Orthodontic treatment stability and periodontal condition with circumferential supracrestal fiberotomy: a systematic review / Estabilidad del tratamiento de ortodoncia y de la condición periodontal con la fibrotomía supracrestal circunferencial: revisión sistemática

ABSTRACT Introduction: stability is one of the main goals of orthodontic treatment, and circumferential supracrestal fiberotomy is an alternative to prevent relapse in cases of tooth rotation, crowding and inclined teeth. However, there are no studies demonstrating the effectiveness of this treatment and its effects on the periodontal condition. The aim of this systematic review (SR) was to evaluate the effectiveness of circumferential supracrestal fiberotomy (CSF) as an adjuvant in the stability of orthodontic treatment during retention and its effects on the periodontal condition once it has been performed. Methods: the search for topic-related studies was conducted on the PubMed and EMBASE databases until October 2018. The studies were considered eligible if they covered the use of CSF during the retention period and reported the periodontal condition in a follow-up period longer than or equal to 1 year. For bias-risk assessment in the chosen studies, the Newcastle-Ottawa Scale was applied to observational studies, and the Cochrane Collaboration tool for Randomized Clinical Trials (RCTs) and Controlled Clinical Trials (CCTs). Results: the search strategy yielded 85 potential eligible articles, of which 5 were included in the SR. Four of the five studies reported a lower irregularity rate in patients who had CSF when compared to a control group. No changes in plaque index, gingival index, insertion levels, probe depth and keratinized gingiva amount were reported. Conclusions: fiberotomy is an effective method to prevent relapse of previously rotated teeth and does not cause periodontal alterations. However, it is important to note that the studies' methodological quality was low.

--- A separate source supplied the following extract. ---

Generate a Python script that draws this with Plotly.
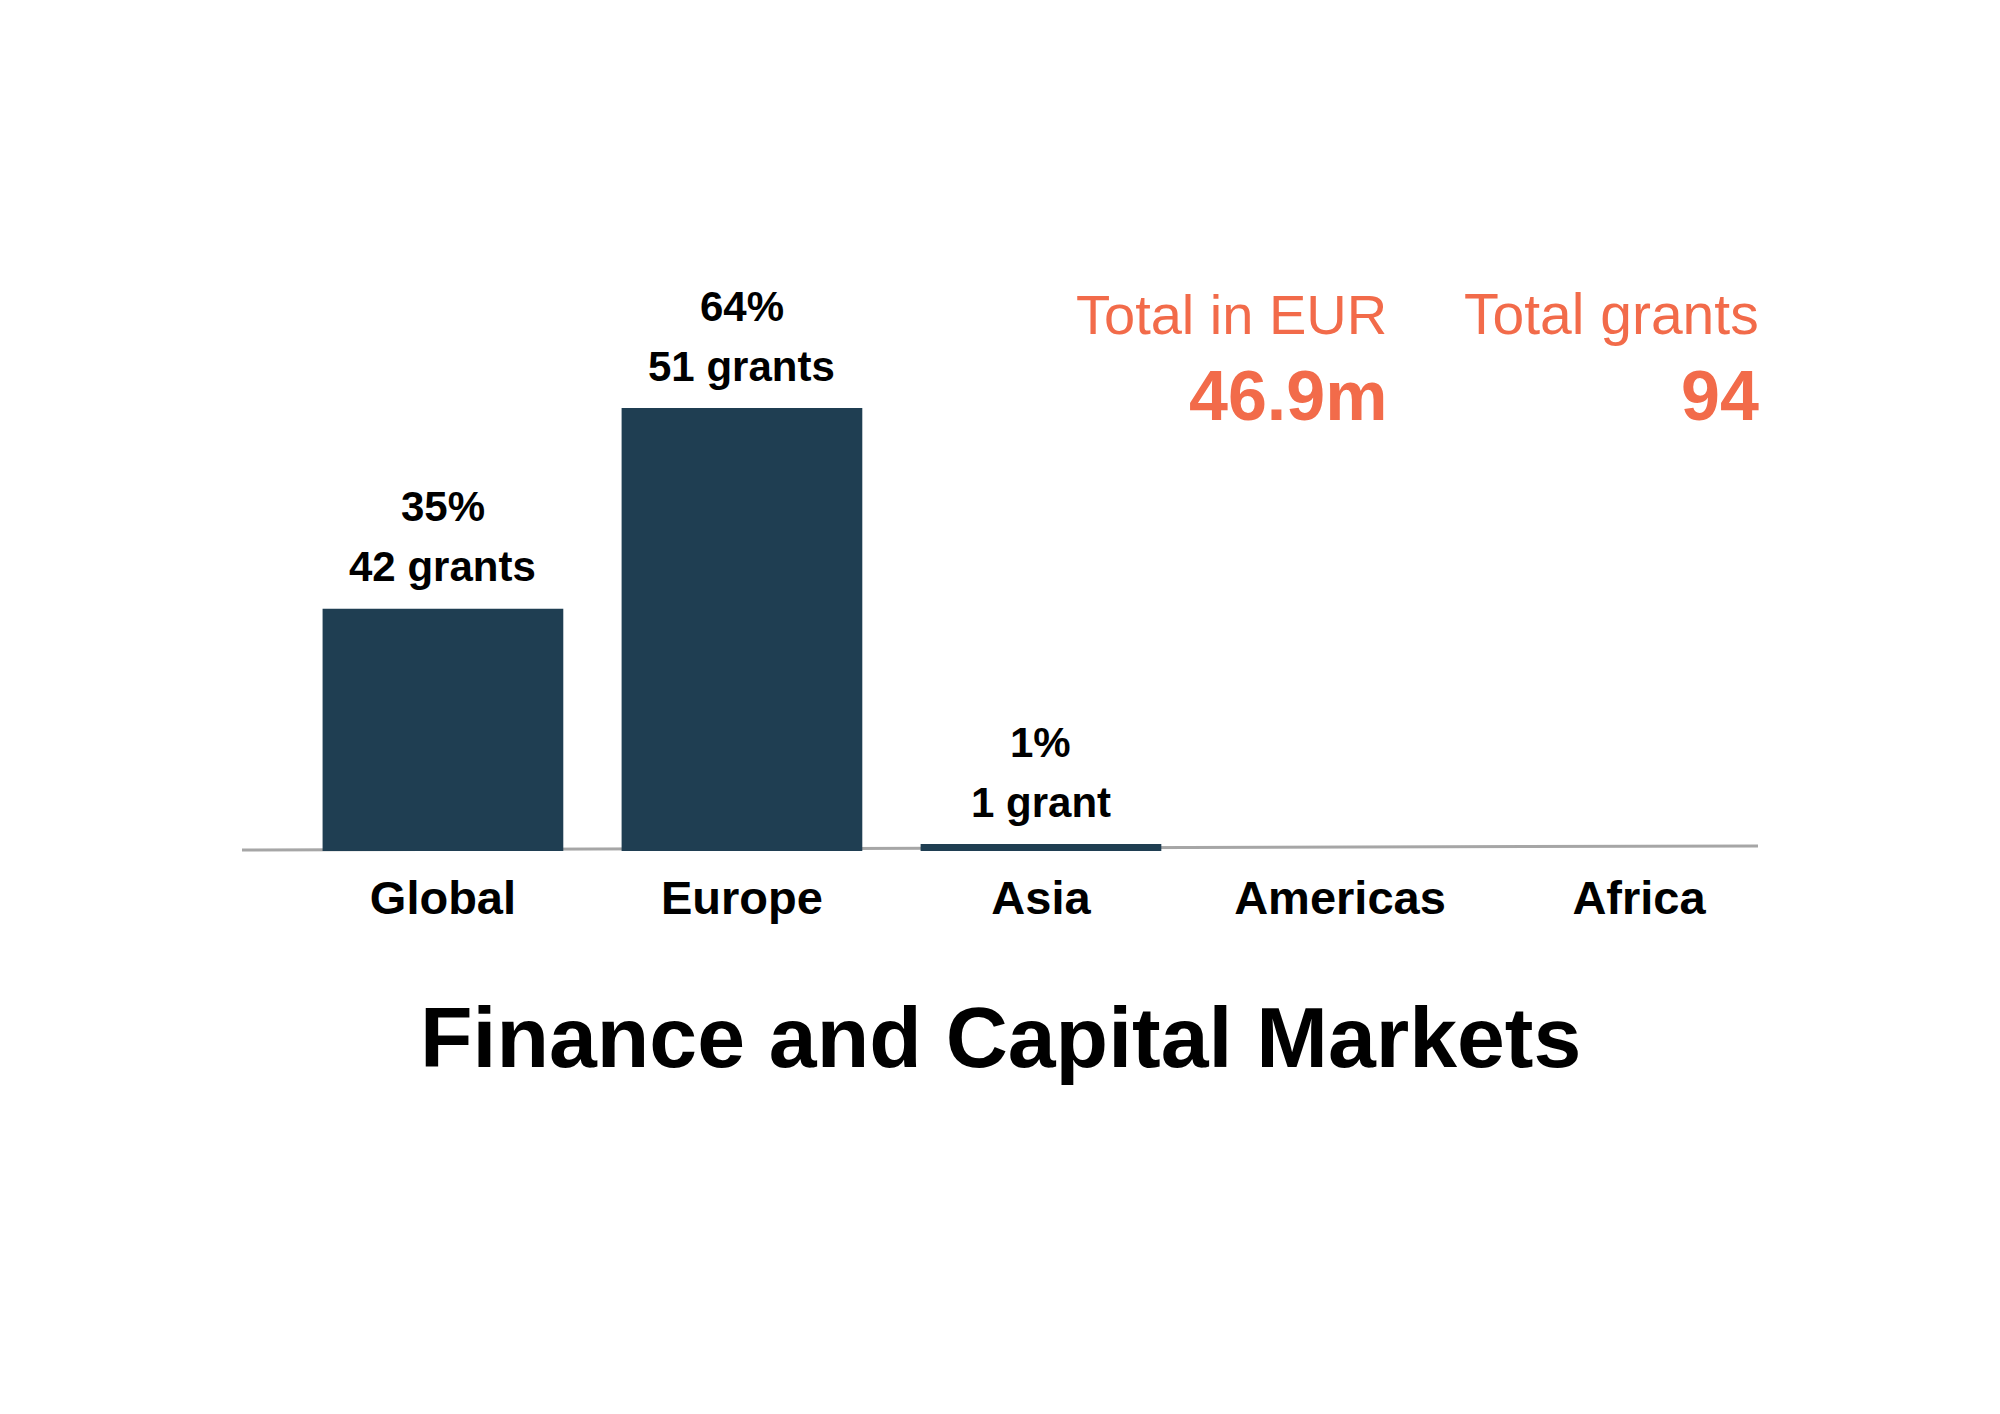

RESUMEN Introducción: la estabilidad es uno de los principales objetivos del tratamiento de ortodoncia, y la fibrotomía supracrestal circunferencial es una de las alternativas para prevenir la recidiva en casos de rotaciones dentales, apiñamiento y dientes con inclinación; sin embargo, no se tienen estudios que demuestren la efectividad de este tratamiento, así como sus efectos en la condición periodontal. El objetivo de esta revisión sistemática (RS) consistió en evaluar la efectividad de la fibrotomía supracrestal circunferencial (FSC) como procedimiento coadyuvante en la estabilidad del tratamiento de ortodoncia durante la retención, así como los efectos en la condición periodontal posterior a su realización. Métodos: la búsqueda de estudios relacionados con el tema se realizó mediante las bases de datos PubMed y EMBASE hasta octubre de 2018. Los estudios fueron considerados elegibles si abarcaban el uso de la FSC durante el periodo de retención y si reportaban la condición periodontal con un tiempo de seguimiento mayor o igual a un año. Para la evaluación del riesgo de sesgos en los estudios elegidos, se aplicó la escala Newcastle-Ottawa en los estudios observacionales y la herramienta de colaboración Cochrane para los ensayos clínicos aleatorizados (ECA) y ensayos clínicos controlados (ECC). Resultados: la estrategia de búsqueda arrojó 85 posibles artículos elegibles, de los cuales 5 fueron incluidos en la RS. Cuatro de los cinco estudios reportaron un índice de irregularidad menor en los pacientes que tuvieron FSC cuando se compararon con un grupo control. Con respecto a la condición periodontal, no se reportaron cambios en índice de placa, índice gingival, niveles de inserción, profundidad al sondaje y cantidad de encía queratinizada. Conclusiones: la fibrotomía es un método eficaz para evitar la recidiva de dientes previamente rotados y no genera alteraciones a nivel periodontal. Sin embargo, es importante tener en cuenta que la calidad metodológica de los estudios no fue alta.